— Start of Supplied material —

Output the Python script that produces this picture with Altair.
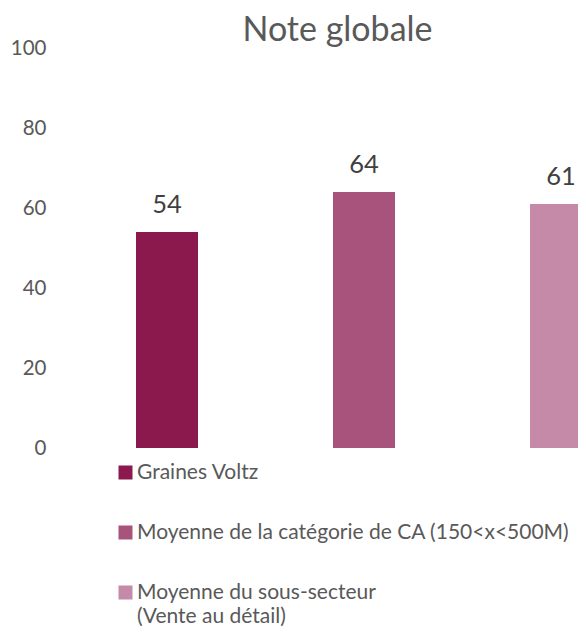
import altair as alt
import pandas as pd

categories = [
    "Graines Voltz",
    "Moyenne de la catégorie de CA (150<x<500M)",
    "Moyenne du sous-secteur (Vente au détail)",
]
values = [54, 64, 61]
colors = ["#8C194D", "#A8537B", "#C58AA7"]
y_ticks = [0, 20, 40, 60, 80, 100]
title_text = "Note globale"

df = pd.DataFrame({"cat": categories, "val": values})

FONT = "Lato"
GREY = "#595959"

label_expr = (
    "datum.label == '" + categories[2] + "' ? "
    "['Moyenne du sous-secteur', '(Vente au détail)'] : datum.label"
)

base = alt.Chart(df).encode(
    x=alt.X(
        "cat:N",
        sort=categories,
        scale=alt.Scale(range=[81, 537], paddingInner=0.6853, paddingOuter=0),
        axis=None,
    ),
    y=alt.Y(
        "val:Q",
        scale=alt.Scale(domain=[0, 100], nice=False),
        axis=alt.Axis(
            values=y_ticks,
            title=None,
            grid=False,
            domain=False,
            ticks=False,
            tickSize=0,
            labelPadding=9,
            labelFont=FONT,
            labelFontSize=20.5,
            labelColor=GREY,
            minExtent=47,
            maxExtent=47,
        ),
    ),
)

bars = base.mark_bar(clip=True).encode(
    color=alt.Color(
        "cat:N",
        sort=categories,
        scale=alt.Scale(domain=categories, range=colors),
        title=None,
        legend=alt.Legend(
            orient="none",
            legendX=60,
            legendY=414,
            direction="vertical",
            symbolType="square",
            symbolSize=196,
            symbolStrokeWidth=0,
            labelFont=FONT,
            labelFontSize=21,
            labelColor=GREY,
            labelLimit=700,
            labelOffset=1,
            labelBaseline="middle",
            rowPadding=38,
            padding=0,
            labelExpr=label_expr,
        ),
    )
)

text = base.mark_text(
    baseline="alphabetic",
    dy=-19.5,
    font=FONT,
    fontSize=25.5,
    color="#404040",
).encode(text=alt.Text("val:Q"))

chart = (
    alt.layer(bars, text)
    .properties(
        width=523,
        height=400,
        padding={"left": 0, "top": 5, "right": 0, "bottom": 0},
        title=alt.TitleParams(
            title_text,
            font=FONT,
            fontSize=34,
            fontWeight="normal",
            color=GREY,
            anchor="middle",
            frame="group",
            dx=21,
            offset=-9.75,
        ),
    )
    .configure(style={"guide-label": {"lineHeight": 24}})
    .configure_view(stroke=None)
)

chart.save("out.html", embed_options={"renderer": "svg", "actions": False})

— End of Supplied material —

### Prompt
Would you set down the listing exactly, omitting pictures?

### Task answer
Output the Python script that produces this picture with Altair.
import altair as alt
import pandas as pd

categories = [
    "Graines Voltz",
    "Moyenne de la catégorie de CA (150<x<500M)",
    "Moyenne du sous-secteur (Vente au détail)",
]
values = [54, 64, 61]
colors = ["#8C194D", "#A8537B", "#C58AA7"]
y_ticks = [0, 20, 40, 60, 80, 100]
title_text = "Note globale"

df = pd.DataFrame({"cat": categories, "val": values})

FONT = "Lato"
GREY = "#595959"

label_expr = (
    "datum.label == '" + categories[2] + "' ? "
    "['Moyenne du sous-secteur', '(Vente au détail)'] : datum.label"
)

base = alt.Chart(df).encode(
    x=alt.X(
        "cat:N",
        sort=categories,
        scale=alt.Scale(range=[81, 537], paddingInner=0.6853, paddingOuter=0),
        axis=None,
    ),
    y=alt.Y(
        "val:Q",
        scale=alt.Scale(domain=[0, 100], nice=False),
        axis=alt.Axis(
            values=y_ticks,
            title=None,
            grid=False,
            domain=False,
            ticks=False,
            tickSize=0,
            labelPadding=9,
            labelFont=FONT,
            labelFontSize=20.5,
            labelColor=GREY,
            minExtent=47,
            maxExtent=47,
        ),
    ),
)

bars = base.mark_bar(clip=True).encode(
    color=alt.Color(
        "cat:N",
        sort=categories,
        scale=alt.Scale(domain=categories, range=colors),
        title=None,
        legend=alt.Legend(
            orient="none",
            legendX=60,
            legendY=414,
            direction="vertical",
            symbolType="square",
            symbolSize=196,
            symbolStrokeWidth=0,
            labelFont=FONT,
            labelFontSize=21,
            labelColor=GREY,
            labelLimit=700,
            labelOffset=1,
            labelBaseline="middle",
            rowPadding=38,
            padding=0,
            labelExpr=label_expr,
        ),
    )
)

text = base.mark_text(
    baseline="alphabetic",
    dy=-19.5,
    font=FONT,
    fontSize=25.5,
    color="#404040",
).encode(text=alt.Text("val:Q"))

chart = (
    alt.layer(bars, text)
    .properties(
        width=523,
        height=400,
        padding={"left": 0, "top": 5, "right": 0, "bottom": 0},
        title=alt.TitleParams(
            title_text,
            font=FONT,
            fontSize=34,
            fontWeight="normal",
            color=GREY,
            anchor="middle",
            frame="group",
            dx=21,
            offset=-9.75,
        ),
    )
    .configure(style={"guide-label": {"lineHeight": 24}})
    .configure_view(stroke=None)
)

chart.save("out.html", embed_options={"renderer": "svg", "actions": False})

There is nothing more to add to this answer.